Suppose that $\sim_1$ and $\sim_2$ are equivalence relations on the set $S$. Define a new relation $\sim_v$ so that $$a \sim_v b \Leftrightarrow a\sim_1 b \vee a\sim_2 b.$$
Is $\sim_v$ always an equivalence relation? (Specifically, it is true that for every pair of equivalence relations $\sim_1$ and $\sim_2$ the relation $\sim_v$ is an equivalence relation?) If so, prove it. If not, give an example where it fails and explain why it fails for your example.
Jason Bourne has given a concrete example, but I think that it might be helpful to see the approach that Matt Pressland suggested in the comments. Suppose that $S,\sim_1,\sim_2$, and $\sim_v$ are as given; we’ll try to prove that $\sim_v$ is an equivalence relation on $S$ and see what happens.
Reflexivity: If $x\in S$, then $x\sim_1 x$, so $x\sim_v x$. Thus, $\sim_v$ is reflexive.
Symmetry: If $x,y\in S$ and $x\sim_v y$, then $x\sim_1 y$ or $x\sim_2 y$. Without loss of generality $x\sim_1 y$; but then $y\sim_1 x$, so $y\sim_v x$, and $\sim_v$ is symmetric.
Transitivity: Suppose that $x,y,z\in S$ and $x\sim_v y\sim_v z$. Then $x\sim_i y$ for at least one $i\in\{1,2\}$, and $y\sim_j z$ for at least one $j\in\{1,2\}$. If we can choose $i$ and $j$ to be equal, we’re in business: if $x\sim_1 y\sim_1 z$, for instance, then $x\sim_1 z$ by transitivity of $\sim_1$, and therefore $x\sim_v z$. But what if we can’t choose $i$ and $j$ to be equal? What if $x\sim_1 y\sim_2 z$, $x\not\sim_2 y$, and $y\not\sim_1 z$? Then there’s no obvious guarantee that either $x\sim_1 z$ or $x\sim_2 z$. It’s conceivable, of course, that there’s some guarantee that isn’t obvious, but there’s so little here to work with that it doesn’t really seem likely.
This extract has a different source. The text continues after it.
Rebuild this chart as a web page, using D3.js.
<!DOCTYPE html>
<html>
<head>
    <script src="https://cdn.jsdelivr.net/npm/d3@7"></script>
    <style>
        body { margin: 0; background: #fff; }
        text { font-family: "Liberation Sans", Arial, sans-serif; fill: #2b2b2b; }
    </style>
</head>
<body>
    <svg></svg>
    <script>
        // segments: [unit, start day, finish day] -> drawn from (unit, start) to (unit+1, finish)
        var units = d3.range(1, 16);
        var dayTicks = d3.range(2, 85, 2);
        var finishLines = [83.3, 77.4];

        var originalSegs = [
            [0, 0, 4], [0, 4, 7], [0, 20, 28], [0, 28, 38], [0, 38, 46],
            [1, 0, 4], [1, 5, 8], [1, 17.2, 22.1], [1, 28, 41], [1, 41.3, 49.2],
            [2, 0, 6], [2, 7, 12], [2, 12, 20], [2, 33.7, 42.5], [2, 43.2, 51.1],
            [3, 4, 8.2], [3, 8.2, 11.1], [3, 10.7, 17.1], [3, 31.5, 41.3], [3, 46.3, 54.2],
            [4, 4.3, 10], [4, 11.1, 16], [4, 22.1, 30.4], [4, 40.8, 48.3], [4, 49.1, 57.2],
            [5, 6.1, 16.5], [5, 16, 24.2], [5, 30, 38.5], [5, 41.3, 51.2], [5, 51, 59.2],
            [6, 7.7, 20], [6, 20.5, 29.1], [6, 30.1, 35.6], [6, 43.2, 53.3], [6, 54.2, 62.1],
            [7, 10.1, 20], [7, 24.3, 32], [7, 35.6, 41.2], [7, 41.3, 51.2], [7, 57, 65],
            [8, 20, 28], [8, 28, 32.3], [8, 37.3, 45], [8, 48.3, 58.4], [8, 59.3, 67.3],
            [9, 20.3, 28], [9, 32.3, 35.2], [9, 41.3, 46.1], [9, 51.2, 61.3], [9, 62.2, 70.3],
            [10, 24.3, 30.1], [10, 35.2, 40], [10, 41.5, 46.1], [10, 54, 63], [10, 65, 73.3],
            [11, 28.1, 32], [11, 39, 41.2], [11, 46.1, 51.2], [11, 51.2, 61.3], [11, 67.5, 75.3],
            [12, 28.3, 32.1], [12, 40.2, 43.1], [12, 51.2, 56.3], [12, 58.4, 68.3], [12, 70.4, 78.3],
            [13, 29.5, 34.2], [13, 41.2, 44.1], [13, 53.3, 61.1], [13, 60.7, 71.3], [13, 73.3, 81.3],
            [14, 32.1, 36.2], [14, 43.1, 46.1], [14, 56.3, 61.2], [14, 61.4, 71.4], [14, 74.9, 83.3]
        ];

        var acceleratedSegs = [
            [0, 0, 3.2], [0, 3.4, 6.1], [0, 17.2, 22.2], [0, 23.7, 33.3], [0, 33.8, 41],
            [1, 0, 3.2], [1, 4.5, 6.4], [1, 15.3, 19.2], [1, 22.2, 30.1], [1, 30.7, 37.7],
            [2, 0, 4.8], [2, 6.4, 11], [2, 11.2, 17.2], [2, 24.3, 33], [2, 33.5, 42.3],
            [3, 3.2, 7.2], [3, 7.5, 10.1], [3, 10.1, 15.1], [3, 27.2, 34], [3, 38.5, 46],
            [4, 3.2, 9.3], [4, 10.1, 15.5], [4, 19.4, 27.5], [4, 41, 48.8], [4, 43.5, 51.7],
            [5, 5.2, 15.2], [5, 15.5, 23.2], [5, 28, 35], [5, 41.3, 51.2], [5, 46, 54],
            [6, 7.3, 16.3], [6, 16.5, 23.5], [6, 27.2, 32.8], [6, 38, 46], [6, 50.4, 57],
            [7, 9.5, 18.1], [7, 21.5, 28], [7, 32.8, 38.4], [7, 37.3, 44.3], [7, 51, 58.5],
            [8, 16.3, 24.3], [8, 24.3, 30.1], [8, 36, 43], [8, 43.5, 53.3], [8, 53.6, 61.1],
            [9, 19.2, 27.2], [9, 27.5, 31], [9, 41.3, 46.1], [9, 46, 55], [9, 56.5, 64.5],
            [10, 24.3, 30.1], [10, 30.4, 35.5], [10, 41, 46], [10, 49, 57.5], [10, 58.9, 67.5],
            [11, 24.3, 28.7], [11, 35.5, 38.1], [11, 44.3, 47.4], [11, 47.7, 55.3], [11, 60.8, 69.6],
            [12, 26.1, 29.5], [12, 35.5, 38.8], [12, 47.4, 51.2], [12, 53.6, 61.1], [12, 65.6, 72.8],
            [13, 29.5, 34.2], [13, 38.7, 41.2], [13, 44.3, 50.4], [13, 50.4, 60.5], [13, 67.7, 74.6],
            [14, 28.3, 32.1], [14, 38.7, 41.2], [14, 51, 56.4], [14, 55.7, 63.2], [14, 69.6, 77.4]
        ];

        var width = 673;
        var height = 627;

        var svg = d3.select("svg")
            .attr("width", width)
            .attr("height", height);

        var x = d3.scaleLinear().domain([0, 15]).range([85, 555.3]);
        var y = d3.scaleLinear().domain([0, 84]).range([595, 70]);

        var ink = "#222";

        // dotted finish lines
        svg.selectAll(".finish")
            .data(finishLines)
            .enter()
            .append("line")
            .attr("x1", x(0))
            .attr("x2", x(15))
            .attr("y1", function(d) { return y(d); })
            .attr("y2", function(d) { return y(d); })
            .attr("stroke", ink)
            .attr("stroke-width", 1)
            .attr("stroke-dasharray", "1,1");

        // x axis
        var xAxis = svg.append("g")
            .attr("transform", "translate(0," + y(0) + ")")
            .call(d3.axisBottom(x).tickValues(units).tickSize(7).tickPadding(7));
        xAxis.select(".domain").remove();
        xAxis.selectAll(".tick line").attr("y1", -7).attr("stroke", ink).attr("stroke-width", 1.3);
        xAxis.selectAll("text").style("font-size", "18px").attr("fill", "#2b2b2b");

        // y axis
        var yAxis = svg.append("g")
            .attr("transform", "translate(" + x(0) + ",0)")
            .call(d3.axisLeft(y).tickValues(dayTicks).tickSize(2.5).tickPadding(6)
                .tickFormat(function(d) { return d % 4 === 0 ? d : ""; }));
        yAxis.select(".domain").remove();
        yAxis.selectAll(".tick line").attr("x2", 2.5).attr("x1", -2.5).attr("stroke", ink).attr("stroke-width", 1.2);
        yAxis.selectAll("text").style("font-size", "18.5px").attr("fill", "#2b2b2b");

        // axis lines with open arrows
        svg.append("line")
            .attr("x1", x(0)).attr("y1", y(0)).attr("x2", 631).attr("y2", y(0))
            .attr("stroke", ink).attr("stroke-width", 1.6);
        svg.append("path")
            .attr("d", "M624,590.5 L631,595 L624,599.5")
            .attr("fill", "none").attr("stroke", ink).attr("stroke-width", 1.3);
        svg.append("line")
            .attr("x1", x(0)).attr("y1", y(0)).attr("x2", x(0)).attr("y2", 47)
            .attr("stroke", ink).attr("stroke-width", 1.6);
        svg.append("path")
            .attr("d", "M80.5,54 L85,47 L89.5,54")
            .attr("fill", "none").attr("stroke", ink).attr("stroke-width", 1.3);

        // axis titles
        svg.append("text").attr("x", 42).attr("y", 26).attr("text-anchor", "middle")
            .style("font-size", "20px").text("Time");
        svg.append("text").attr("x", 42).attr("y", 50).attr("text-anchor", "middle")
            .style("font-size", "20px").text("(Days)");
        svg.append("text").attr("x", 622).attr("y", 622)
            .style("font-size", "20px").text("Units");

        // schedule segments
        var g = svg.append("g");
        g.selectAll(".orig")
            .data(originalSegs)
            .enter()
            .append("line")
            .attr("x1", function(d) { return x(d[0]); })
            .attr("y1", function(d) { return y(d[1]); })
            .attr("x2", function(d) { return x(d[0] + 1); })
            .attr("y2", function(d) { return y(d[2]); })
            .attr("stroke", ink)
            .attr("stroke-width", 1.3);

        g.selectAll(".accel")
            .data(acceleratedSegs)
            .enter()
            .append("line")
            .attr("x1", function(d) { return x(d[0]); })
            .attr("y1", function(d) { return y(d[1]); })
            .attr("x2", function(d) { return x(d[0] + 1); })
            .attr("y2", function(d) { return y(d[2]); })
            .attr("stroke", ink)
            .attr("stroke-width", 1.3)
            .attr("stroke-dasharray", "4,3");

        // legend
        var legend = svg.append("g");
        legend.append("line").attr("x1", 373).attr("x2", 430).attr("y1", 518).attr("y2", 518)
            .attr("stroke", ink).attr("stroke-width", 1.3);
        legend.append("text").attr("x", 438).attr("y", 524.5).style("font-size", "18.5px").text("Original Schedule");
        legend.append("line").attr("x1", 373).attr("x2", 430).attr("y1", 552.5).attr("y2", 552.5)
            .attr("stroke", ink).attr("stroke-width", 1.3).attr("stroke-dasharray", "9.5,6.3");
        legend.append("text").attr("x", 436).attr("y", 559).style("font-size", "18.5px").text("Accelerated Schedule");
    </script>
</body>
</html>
At this point a better bet is to try to find a specific counterexample: a set $S$ and equivalence relations $\sim_1$ and $\sim_2$ on $S$ such that $\sim_v$ is not transitive.
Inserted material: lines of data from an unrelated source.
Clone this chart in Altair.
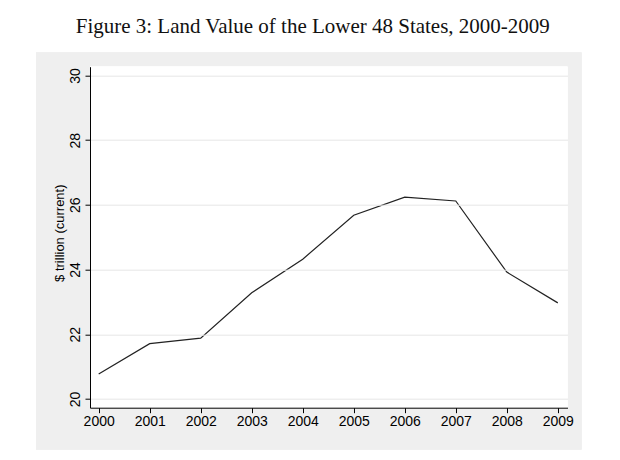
import altair as alt
import pandas as pd

years = [2000, 2001, 2002, 2003, 2004, 2005, 2006, 2007, 2008, 2009]
land_value = [20.77, 21.71, 21.88, 23.28, 24.32, 25.68, 26.24, 26.12, 23.92, 22.97]
y_ticks = [20, 22, 24, 26, 28, 30]

df = pd.DataFrame({"year": years, "value": land_value})

W, H = 477.5, 341

panel = alt.Chart(df).mark_rect(color="#efefef").encode(
    x=alt.value(-54), x2=alt.value(491.7), y=alt.value(-14), y2=alt.value(382.6)
)
plotbg = alt.Chart(df).mark_rect(color="white").encode(
    x=alt.value(0), x2=alt.value(W), y=alt.value(0), y2=alt.value(H)
)

line = alt.Chart(df).mark_line(color="#222222", strokeWidth=1.2).encode(
    x=alt.X(
        "year:Q",
        scale=alt.Scale(domain=[1999.83, 2009.19], nice=False, zero=False),
        axis=alt.Axis(
            title=None, values=years, format="d", grid=False,
            labelFont="Liberation Sans", labelFontSize=14, labelColor="black",
            labelPadding=2, tickSize=5, tickColor="black", domainColor="black",
            labelFlush=False, labelOverlap=False, zindex=1,
        ),
    ),
    y=alt.Y(
        "value:Q",
        scale=alt.Scale(domain=[19.73, 30.27], nice=False, zero=False),
        axis=alt.Axis(
            title="$ trillion (current)", values=y_ticks, format="d",
            grid=True, gridColor="#e6e6e6", gridWidth=1,
            labelFont="Liberation Sans", labelFontSize=14, labelColor="black",
            labelAngle=270, labelAlign="center", labelBaseline="bottom",
            labelPadding=3, tickSize=5, tickColor="black", domainColor="black",
            titleFont="Liberation Sans", titleFontSize=13, titleFontWeight="normal",
            titleColor="black", titleAngle=270, titleAlign="center",
            titleBaseline="middle", titleX=-31, titleY=166,
            labelFlush=False, labelOverlap=False, zindex=1,
        ),
    ),
)

chart = alt.layer(panel, plotbg, line).properties(
    width=W,
    height=H,
    title=alt.TitleParams(
        "Figure 3: Land Value of the Lower 48 States, 2000-2009",
        font="Liberation Serif", fontSize=21, fontWeight="normal",
        color="#111111", anchor="middle", frame="group", dx=-16, dy=22,
        offset=17, baseline="bottom",
    ),
    autosize=alt.AutoSizeParams(type="none"),
    padding={"left": 82, "top": 58.7, "right": 40, "bottom": 43},
    background="white",
).configure_view(stroke=None)

chart.save("out.html", embed_options={"renderer": "svg", "actions": False})
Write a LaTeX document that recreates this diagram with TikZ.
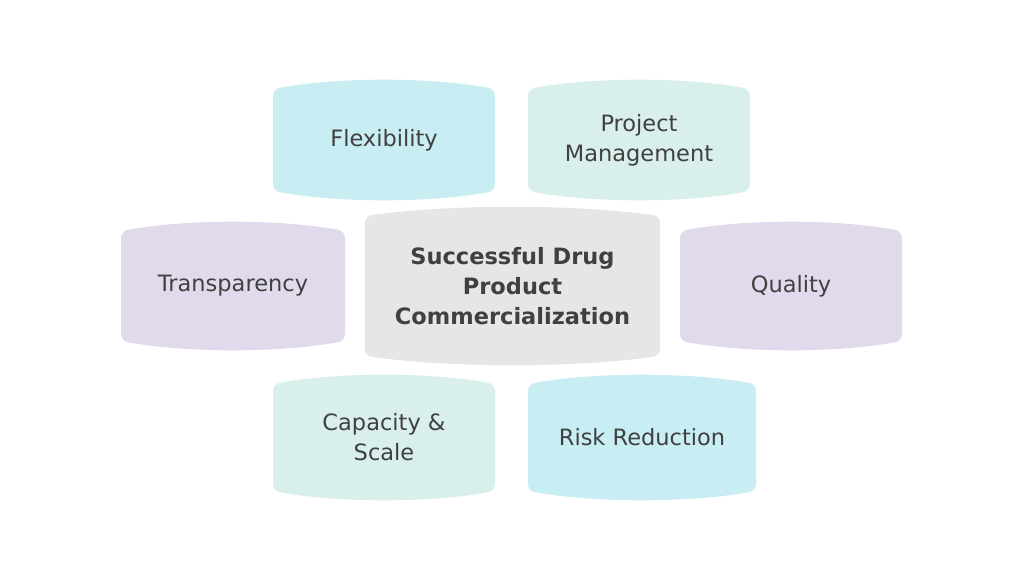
\documentclass[tikz,border=0pt]{standalone}
\usepackage{fontspec}
\setmainfont{DejaVu Sans}
\definecolor{cyanfill}{HTML}{C8EEF3}
\definecolor{mintfill}{HTML}{D9EFEC}
\definecolor{lavfill}{HTML}{E1D9EC}
\definecolor{grayfill}{HTML}{E6E6E6}
\definecolor{txt}{HTML}{404040}
% #1 name, #2 x1, #3 y1, #4 x2, #5 y2, #6 colour, #7 text
\newcommand{\blob}[7]{%
  \pgfmathsetmacro{\wa}{#2+0.3*(#4-#2)}
  \pgfmathsetmacro{\wb}{#2+0.7*(#4-#2)}
  \fill[#6,rounded corners=7pt](#2,#3+9) .. controls (\wa,#3-3) and (\wb,#3-3) .. (#4,#3+9)
    -- (#4,#5-9) .. controls (\wb,#5+3) and (\wa,#5+3) .. (#2,#5-9) -- cycle;
  \node[lbl](#1) at ({(#2+#4)/2},{(#3+#5)/2}){#7};
}
\begin{document}
\begin{tikzpicture}[x=1pt,y=-1pt,
  lbl/.style={align=center,text=txt,font=\fontsize{22.5}{30}\selectfont}]
\useasboundingbox (0,0) rectangle (1024,576);
\fill[white](0,0) rectangle (1024,576);
\blob{flex}{273}{80}{495}{200}{cyanfill}{Flexibility}
\blob{proj}{528}{80}{750}{200}{mintfill}{Project\\Management}
\blob{trans}{121}{222}{345}{350}{lavfill}{Transparency}
\blob{qual}{680}{222}{902}{350}{lavfill}{Quality}
\blob{cap}{273}{375}{495}{500}{mintfill}{Capacity \&\\Scale}
\blob{risk}{528}{375}{756}{500}{cyanfill}{Risk Reduction}
\blob{core}{365}{207}{660}{365}{grayfill}{\textbf{Successful Drug}\\\textbf{Product}\\\textbf{Commercialization}}
\end{tikzpicture}
\end{document}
This can be done in a very visual way if you understand the connection between equivalence relations on $S$ and partitions of $S$. Consider a four-element set:
$$\begin{array}{|cc|} \hline a&b\\ c&d\\ \hline \end{array}\tag{1}$$
I can partition it into rows to get
$$\begin{array}{|cc|} \hline a&b\\ \hline c&d\\ \hline \end{array}\;;$$
the associated equivalence relation $\sim_1$ has $x\sim_1 y$ if and only if $x$ and $y$ are in the same row of $(1)$.
I can also partition it into columns to get
$$\begin{array}{|c|c|} \hline a&b\\ c&d\\ \hline \end{array}\;;$$
the associated equivalence relation $\sim_2$ has $x\sim_2 y$ if and only if $x$ and $y$ are in the same column of $(1)$.
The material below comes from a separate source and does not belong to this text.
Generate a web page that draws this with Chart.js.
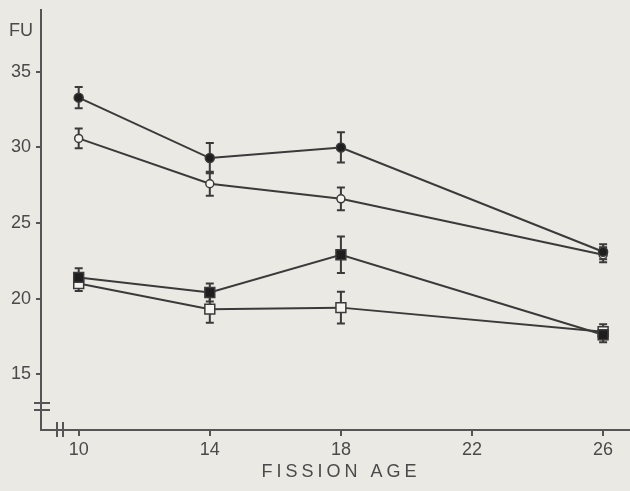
<!DOCTYPE html>
<html>
<head>
<meta charset="utf-8">
<script src="https://cdn.jsdelivr.net/npm/chart.js@4/dist/chart.umd.min.js"></script>
<style>
  html, body { margin: 0; padding: 0; background: #eae9e4; }
  #wrap { width: 630px; height: 491px; }
</style>
</head>
<body>
<div id="wrap"><canvas id="fu"></canvas></div>
<script>
// Edades de fisión (eje x) y marcas de los ejes
const ages = [10, 14, 18, 26];
const xTicks = [10, 14, 18, 22, 26];
const yTicks = [15, 20, 25, 30, 35];

// Valores medios (FU) y su error para cada serie
const filledCircle = [33.3, 29.3, 30.0, 23.1];
const filledCircleErr = [0.7, 1.0, 1.0, 0.5];
const openCircle = [30.6, 27.6, 26.6, 22.9];
const openCircleErr = [0.65, 0.8, 0.75, 0.5];
const filledSquare = [21.4, 20.4, 22.9, 17.6];
const filledSquareErr = [0.6, 0.6, 1.2, 0.5];
const openSquare = [21.0, 19.3, 19.4, 17.8];
const openSquareErr = [0.5, 0.9, 1.05, 0.5];

const ink = '#3a3a3a';
const paper = '#f4f3ef';
const textColor = '#4a4a4a';
const font = { family: '"Liberation Sans", Arial, sans-serif', size: 18 };

function puntos(valores) {
    return ages.map((x, i) => ({ x: x, y: valores[i] }));
}

function serie(valores, errores, estilo, relleno, radio) {
    return {
        data: puntos(valores),
        errores: errores,
        borderColor: ink,
        borderWidth: 2,
        pointStyle: estilo,
        pointRadius: radio,
        pointBackgroundColor: relleno,
        pointBorderColor: ink,
        pointBorderWidth: 1.5,
        tension: 0
    };
}

// Barras de error verticales con sus topes
const barrasError = {
    id: 'barrasError',
    beforeDatasetsDraw(chart) {
        const ctx = chart.ctx;
        const xs = chart.scales.x, ys = chart.scales.y;
        ctx.save();
        ctx.strokeStyle = ink;
        ctx.lineWidth = 2;
        chart.data.datasets.forEach(ds => {
            ds.data.forEach((p, i) => {
                const e = ds.errores[i];
                const px = xs.getPixelForValue(p.x);
                const top = ys.getPixelForValue(p.y + e);
                const bot = ys.getPixelForValue(p.y - e);
                ctx.beginPath();
                ctx.moveTo(px, top); ctx.lineTo(px, bot);
                ctx.moveTo(px - 4, top); ctx.lineTo(px + 4, top);
                ctx.moveTo(px - 4, bot); ctx.lineTo(px + 4, bot);
                ctx.stroke();
            });
        });
        ctx.restore();
    }
};

// Fondo, rótulos de los ejes y cortes de eje
const decoracion = {
    id: 'decoracion',
    beforeDraw(chart) {
        const ctx = chart.ctx;
        ctx.save();
        ctx.fillStyle = '#eae9e4';
        ctx.fillRect(0, 0, chart.width, chart.height);
        ctx.restore();
    },
    afterDraw(chart) {
        const ctx = chart.ctx;
        const a = chart.chartArea;
        ctx.save();
        ctx.fillStyle = textColor;
        ctx.font = '18px ' + font.family;
        ctx.textAlign = 'right';
        ctx.textBaseline = 'middle';
        ctx.fillText('FU', a.left - 8, 31);

        ctx.textAlign = 'center';
        ctx.letterSpacing = '4px';
        ctx.fillText('FISSION AGE', 341, 472);
        ctx.letterSpacing = '0px';

        // cortes del eje y y del eje x
        ctx.strokeStyle = '#555';
        ctx.lineWidth = 2;
        ctx.beginPath();
        ctx.moveTo(a.left - 7, 403); ctx.lineTo(a.left + 9, 403);
        ctx.moveTo(a.left - 7, 410); ctx.lineTo(a.left + 9, 410);
        ctx.moveTo(a.left + 16, a.bottom - 8); ctx.lineTo(a.left + 16, a.bottom + 7);
        ctx.moveTo(a.left + 22, a.bottom - 8); ctx.lineTo(a.left + 22, a.bottom + 7);
        ctx.stroke();
        ctx.restore();
    }
};

const chart = new Chart(document.getElementById('fu'), {
    type: 'line',
    data: {
        datasets: [
            serie(filledCircle, filledCircleErr, 'circle', '#1e1e1e', 4.5),
            serie(openCircle, openCircleErr, 'circle', paper, 4),
            serie(filledSquare, filledSquareErr, 'rect', '#1e1e1e', 7),
            serie(openSquare, openSquareErr, 'rect', paper, 7)
        ]
    },
    options: {
        responsive: true,
        maintainAspectRatio: false,
        animation: false,
        layout: { autoPadding: false, padding: { top: 10, right: 0, left: 0, bottom: 0 } },
        plugins: { legend: { display: false }, tooltip: { enabled: false } },
        scales: {
            x: {
                type: 'linear',
                min: 8.85,
                max: 26.82,
                afterBuildTicks: s => { s.ticks = xTicks.map(v => ({ value: v })); },
                afterFit: s => { s.height = 61; s.paddingLeft = 0; s.paddingRight = 0; },
                grid: { drawOnChartArea: false, drawTicks: true, tickLength: 6, color: '#555', lineWidth: 2 },
                border: { display: true, color: '#555', width: 2 },
                ticks: { color: textColor, font: font, padding: 3, maxRotation: 0 }
            },
            y: {
                min: 11.3,
                max: 39.1,
                afterBuildTicks: s => { s.ticks = yTicks.map(v => ({ value: v })); },
                afterFit: s => { s.width = 41; s.paddingTop = 0; s.paddingBottom = 0; },
                grid: { drawOnChartArea: false, drawTicks: true, tickLength: 5, color: '#555', lineWidth: 2 },
                border: { display: true, color: '#555', width: 2 },
                ticks: { color: textColor, font: font, padding: 5 }
            }
        }
    },
    plugins: [barrasError, decoracion]
});
</script>
</body>
</html>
Now $x\sim_v y$ if and only if $x$ and $y$ are in the same row or the same column of $(1)$. Thus, $a\sim_v a$, $a\sim_v b$, and $a\sim_v c$, but $a\not\sim_v d$. In fact, $x\sim_v y$ if and only if $x$ and $y$ are not the two ends of a diagonal in $(1)$. Thus, $a\sim_v b\sim_v d$, but as we already saw, $a\not\sim_v d$.
Recall that $\sim_1,\sim_2$, and $\sim_v$ are actually subsets of $S\times S$. In fact, $\sim_v=\sim_1\cup\sim_2$. This is a bit hard to read, so let me replace the names $\sim_1,\sim_2$, and $\sim_v$ by $E_1,E_2$, and $E_v$, respectively, and write $E_v=E_1\cup E_2$. This exercise shows that the union of two equivalence relations is not necessarily an equivalence relation. (The intersection of two equivalence relations, on the other hand, always is an equivalence relation; if you’ve not done so, you might find it a useful exercise to prove this.) For any equivalence relations $E_1$ and $E_2$ on a set $S$ there is a smallest equivalence relation $E$ on $S$ such that $E_1\cup E_2\subseteq E$, but it usually isn’t simply $E_1\cup E_2$. It turns out that $xEy$ if and only if for some $n$ there are $x_0,\dots,x_n\in S$ such that $x_0=x$, $x_n=y$, and $x_{k-1}(E_1\cup E_2)x_k$ for $k=1,\dots,n$. In other words, $xEy$ if and only if you can get from $x$ to $y$ be a finite chain of steps, each of which takes you from an element $x_{k-1}$ of $S$ to an element $x_k$ that is related to $x_{k-1}$ by at least one of the two equivalence relations $E_1$ and $E_2$.
In the little example above, for instance, there is such a path from $a$ to any of the four elements of the set, so $a$ is related to $a,b,c$, and $d$. In fact, in this simple example $E$ turns out to be the trivial equivalence relation $S\times S$: everything in $S$ is $E$-related to everything in $S$. Equality is the equivalence relation on $S$ that makes the most distinctions: each element of $S$ gets its own equivalence class. The trivial equivalence relation $S\times S$ is the one that makes the fewest: it lumps all of $S$ into a single equivalence class.